* [AIM OF THE TASK]
Retype the opening lines of the data exactly, stopping after the line that contains "const yTicks = [10000, 20000, 30000, 40000, 50000];". Skip every picture.

* [DATASET EXCERPT]
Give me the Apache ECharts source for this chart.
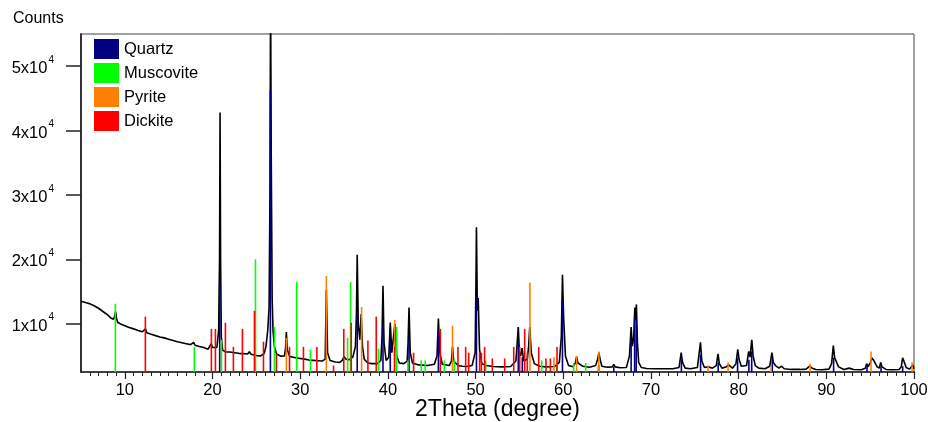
<!DOCTYPE html>
<html>
<head>
<meta charset="utf-8">
<script src="https://cdn.jsdelivr.net/npm/echarts@6/dist/echarts.min.js"></script>
<style>html,body{margin:0;padding:0;background:#fff;}#c{width:928px;height:422px;}</style>
</head>
<body>
<div id="c"></div>
<script>
// ---- data ----
const xTicks = [10, 20, 30, 40, 50, 60, 70, 80, 90, 100];
const xMinorTicks = [6,7,8,9,11,12,13,14,15,16,17,18,19,21,22,23,24,25,26,27,28,29,31,32,33,34,35,36,37,38,39,41,42,43,44,45,46,47,48,49,51,52,53,54,55,56,57,58,59,61,62,63,64,65,66,67,68,69,71,72,73,74,75,76,77,78,79,81,82,83,84,85,86,87,88,89,91,92,93,94,95,96,97,98,99];
const yTicks = [10000, 20000, 30000, 40000, 50000];

const pattern = [
[5,13500],[5.5,13300],[6,13100],[6.5,12800],[7,12400],[7.5,11900],[8,11400],[8.4,10900],[8.7,10700],[8.85,11200],[8.95,11900],[9.05,10800],[9.2,10200],[9.6,9900],[10,9700],[10.5,9400],[11,9200],[11.5,8950],[12,8750],[12.2,8750],[12.35,9200],[12.5,8600],[13,8350],[13.5,8150],[14,7950],[14.5,7800],[15,7600],[15.5,7400],[16,7200],[16.5,7050],[17,6900],[17.5,6750],[17.7,6800],[17.85,7100],[18.0,6650],[18.5,6450],[19,6300],[19.5,6050],[19.7,6100],[19.85,6900],[20.0,6300],[20.2,6100],[20.5,6300],[20.7,9000],[20.8,20000],[20.86,42800],[20.92,20000],[21.0,8000],[21.15,5900],[21.5,5600],[22,5600],[22.5,5500],[23,5400],[23.5,5350],[24,5300],[24.2,5650],[24.4,5250],[25,5050],[25.5,5000],[25.9,5400],[26.1,6500],[26.3,9000],[26.45,12500],[26.55,30000],[26.62,62000],[26.7,35000],[26.8,14000],[26.9,9000],[27.05,6500],[27.3,5300],[27.8,4950],[28.2,5000],[28.32,6000],[28.42,8700],[28.52,6000],[28.8,4900],[29.5,4700],[30,4600],[30.5,4500],[31,4350],[31.5,4300],[32,4250],[32.5,4200],[32.85,4500],[32.98,15300],[33.12,5500],[33.4,4300],[34,4050],[34.5,4000],[34.8,4300],[35.0,4900],[35.2,4500],[35.6,4400],[36.0,4800],[36.3,6500],[36.42,12000],[36.5,20700],[36.62,10000],[36.8,7500],[36.95,11500],[37.1,6500],[37.3,4500],[37.7,3900],[38.2,3800],[38.8,3800],[39.2,4300],[39.33,8000],[39.44,15900],[39.56,7000],[39.8,4300],[40.1,4800],[40.27,10200],[40.45,5500],[40.62,5500],[40.8,10000],[41.0,5000],[41.3,3900],[41.8,3800],[42.2,4200],[42.3,7000],[42.41,12500],[42.55,5500],[42.8,3900],[43.5,3600],[44.5,3500],[45.3,3700],[45.6,5000],[45.76,10800],[45.92,5500],[46.2,3700],[47,3500],[47.25,4200],[47.37,6400],[47.5,4200],[48,3500],[48.5,3400],[49,3350],[49.6,3500],[49.95,5500],[50.04,16000],[50.1,25000],[50.2,12000],[50.3,14000],[50.45,6000],[50.7,3800],[51.2,3500],[52,3350],[53,3300],[54,3350],[54.6,4200],[54.87,9500],[55.0,5500],[55.15,5000],[55.3,6200],[55.5,4200],[55.9,4500],[56.05,6500],[56.18,9500],[56.35,5500],[56.7,3800],[57.3,3400],[58,3300],[59,3350],[59.55,4000],[59.78,8000],[59.91,17600],[60.04,11000],[60.25,5000],[60.6,3500],[61.1,3300],[61.38,3900],[61.52,4900],[61.67,3900],[62.2,3400],[63,3250],[63.7,3500],[63.92,4500],[64.06,5500],[64.2,4500],[64.4,3400],[65,3250],[65.6,3300],[65.76,3700],[65.92,3300],[66.5,3150],[67.2,3200],[67.55,5000],[67.74,9500],[67.88,6500],[68.04,8000],[68.16,12500],[68.24,10500],[68.34,13000],[68.46,7000],[68.6,4000],[68.9,3200],[69.5,3050],[70.5,3000],[71.5,3000],[72.5,3000],[73.2,3200],[73.45,5500],[73.6,4000],[73.9,3100],[74.5,3000],[75.3,3200],[75.55,6000],[75.65,7100],[75.8,4200],[76.1,3200],[76.5,3300],[77,3100],[77.45,3500],[77.65,5300],[77.8,3800],[78.1,3100],[78.6,3300],[78.85,3600],[79.3,3100],[79.7,3800],[79.9,6000],[80.05,4500],[80.3,3400],[80.9,3500],[81.15,5700],[81.3,4800],[81.5,7500],[81.65,5000],[81.9,3500],[82.3,3100],[83,3000],[83.55,3400],[83.8,5500],[83.95,4000],[84.2,3500],[84.6,3100],[84.9,3400],[85.2,3000],[86,2900],[87,2900],[87.7,2950],[88.1,3400],[88.4,3100],[88.8,2900],[89.5,2850],[90.3,2950],[90.6,3800],[90.8,6600],[90.95,4700],[91.1,4500],[91.4,3300],[92,2900],[92.6,3100],[92.8,3400],[93.1,2900],[94,2850],[94.45,3100],[94.6,3800],[94.75,3300],[95.05,4000],[95.2,4700],[95.45,4200],[95.8,3300],[96.05,3100],[96.2,4000],[96.35,3300],[96.8,2900],[97.5,2850],[98.3,2900],[98.55,3300],[98.7,4700],[98.85,4200],[99.1,3200],[99.5,2950],[99.85,3600],[100,3000]
];

const quartz = [[20.82,16500],[26.6,46300],[36.5,11500],[39.44,10000],[40.27,7500],[42.41,7800],[45.76,8800],[50.1,14200],[54.87,7000],[55.33,4800],[59.91,13700],[64.03,3600],[65.76,3300],[67.74,7500],[68.14,11100],[68.32,10500],[73.47,4400],[75.66,5200],[77.67,4000],[79.88,4700],[81.17,4400],[81.49,5700],[83.84,4400],[90.83,4700],[94.64,3600],[96.24,3400],[98.71,3400]];
const muscovite = [[8.92,13100],[17.93,6400],[21.02,7500],[24.9,20000],[27.06,9500],[29.6,16500],[31.17,6000],[35.4,7800],[35.74,16500],[38.93,6100],[41.0,9500],[42.28,4300],[43.8,4300],[44.26,4300],[46.43,4300],[47.57,4400],[51.15,4300],[57.54,4300],[59.25,3900],[61.19,3900],[62.56,3900]];
const pyrite = [[28.42,7800],[32.98,17400],[37.0,12600],[40.77,10600],[47.37,9700],[56.2,16400],[58.94,4800],[61.52,5000],[64.06,5700],[76.52,3500],[78.8,4000],[83.7,3200],[88.15,3800],[95.1,5700],[99.78,4000]];
const dickite = [[12.34,11100],[19.87,9200],[20.33,9200],[21.47,10150],[22.38,6400],[23.41,9200],[24.78,12000],[25.81,7200],[27.29,5300],[28.78,6400],[30.37,6400],[31.9,6400],[33.8,3500],[34.97,9200],[35.82,10150],[37.72,7400],[38.67,11100],[40.76,6400],[42.93,5500],[45.98,9200],[47.99,6400],[48.87,6400],[49.21,5500],[50.46,5500],[50.66,5500],[51.03,6400],[51.91,4600],[53.32,4600],[54.35,6400],[55.03,6400],[55.6,9200],[55.9,5500],[57.2,6400],[58.03,4600],[58.53,4600],[59.29,6400]];

const phaseNames = ['Quartz', 'Muscovite', 'Pyrite', 'Dickite'];
const phaseData = [quartz, muscovite, pyrite, dickite];
const phaseColors = ['#000080', '#00ff00', '#ff8000', '#ff0000'];

const FONT = '"Liberation Sans", Arial, sans-serif';
const Y_MIN = 2500, Y_MAX = 55000;

const chart = echarts.init(document.getElementById('c'));

function stickSeries(name, data, color) {
  return {
    name: name,
    type: 'custom',
    data: data,
    itemStyle: { color: color },
    clip: true,
    z: 5,
    encode: { x: 0, y: 1 },
    renderItem: function (params, api) {
      const x = api.value(0), h = api.value(1);
      const p0 = api.coord([x, Y_MIN]);
      const p1 = api.coord([x, h]);
      return {
        type: 'line',
        shape: { x1: p0[0], y1: p0[1], x2: p1[0], y2: p1[1] },
        style: { stroke: color, lineWidth: 1.6 }
      };
    }
  };
}

const series = [{
  name: 'pattern',
  type: 'line',
  data: pattern,
  showSymbol: false,
  symbol: 'none',
  clip: true,
  z: 3,
  lineStyle: { color: '#000', width: 1.6 },
  animation: false
}];
for (let i = 0; i < phaseNames.length; i++) {
  series.push(stickSeries(phaseNames[i], phaseData[i], phaseColors[i]));
}

chart.setOption({
  animation: false,
  backgroundColor: '#fff',
  title: {
    text: 'Counts', left: 8, top: 6,
    textStyle: { fontFamily: FONT, fontSize: 16, fontWeight: 'normal', color: '#000' }
  },
  legend: {
    data: phaseNames,
    orient: 'vertical',
    left: 89, top: 34,
    icon: 'rect',
    itemWidth: 25, itemHeight: 20, itemGap: 4,
    textStyle: { fontFamily: FONT, fontSize: 16.5, color: '#000', padding: [0, 0, 0, 0] },
    selectedMode: false
  },
  grid: {
    left: 81, right: 14, top: 34, bottom: 50,
    outerBoundsMode: 'none', containLabel: false,
    show: true, borderColor: '#444', borderWidth: 1, backgroundColor: 'transparent'
  },
  xAxis: [{
    type: 'value', min: 5, max: 100,
    axisLine: { show: true, onZero: false, lineStyle: { color: '#222', width: 1.5 } },
    axisTick: { show: true, length: 7, customValues: xTicks, lineStyle: { color: '#222', width: 1.2 } },
    axisLabel: { customValues: xTicks, margin: 10, fontFamily: FONT, fontSize: 16.5, color: '#000' },
    splitLine: { show: false },
    name: '2Theta (degree)', nameLocation: 'middle', nameGap: 26, nameMoveOverlap: false,
    nameTextStyle: { fontFamily: FONT, fontSize: 23, color: '#000' }
  }, {
    type: 'value', min: 5, max: 100, position: 'bottom',
    axisLine: { show: false },
    axisTick: { show: true, length: 4, customValues: xMinorTicks, lineStyle: { color: '#222', width: 1 } },
    axisLabel: { show: false },
    splitLine: { show: false }
  }],
  yAxis: {
    type: 'value', min: Y_MIN, max: Y_MAX,
    axisLine: { show: true, onZero: false, lineStyle: { color: '#333', width: 2 } },
    axisTick: { show: true, length: 15, customValues: yTicks, lineStyle: { color: '#222', width: 1.5 } },
    axisLabel: {
      customValues: yTicks, margin: 27,
      formatter: function (v) { return '{m|' + (v / 10000) + 'x10}{s|4}'; },
      rich: {
        m: { fontFamily: FONT, fontSize: 16.5, color: '#000', verticalAlign: 'bottom', lineHeight: 22 },
        s: { fontFamily: FONT, fontSize: 10, color: '#000', verticalAlign: 'top', lineHeight: 22, padding: [0, 0, 0, 1] }
      }
    },
    splitLine: { show: false }
  },
  series: series
});
</script>
</body>
</html>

* [RESULT BELOW]
Give me the Apache ECharts source for this chart.
<!DOCTYPE html>
<html>
<head>
<meta charset="utf-8">
<script src="https://cdn.jsdelivr.net/npm/echarts@6/dist/echarts.min.js"></script>
<style>html,body{margin:0;padding:0;background:#fff;}#c{width:928px;height:422px;}</style>
</head>
<body>
<div id="c"></div>
<script>
// ---- data ----
const xTicks = [10, 20, 30, 40, 50, 60, 70, 80, 90, 100];
const xMinorTicks = [6,7,8,9,11,12,13,14,15,16,17,18,19,21,22,23,24,25,26,27,28,29,31,32,33,34,35,36,37,38,39,41,42,43,44,45,46,47,48,49,51,52,53,54,55,56,57,58,59,61,62,63,64,65,66,67,68,69,71,72,73,74,75,76,77,78,79,81,82,83,84,85,86,87,88,89,91,92,93,94,95,96,97,98,99];
const yTicks = [10000, 20000, 30000, 40000, 50000];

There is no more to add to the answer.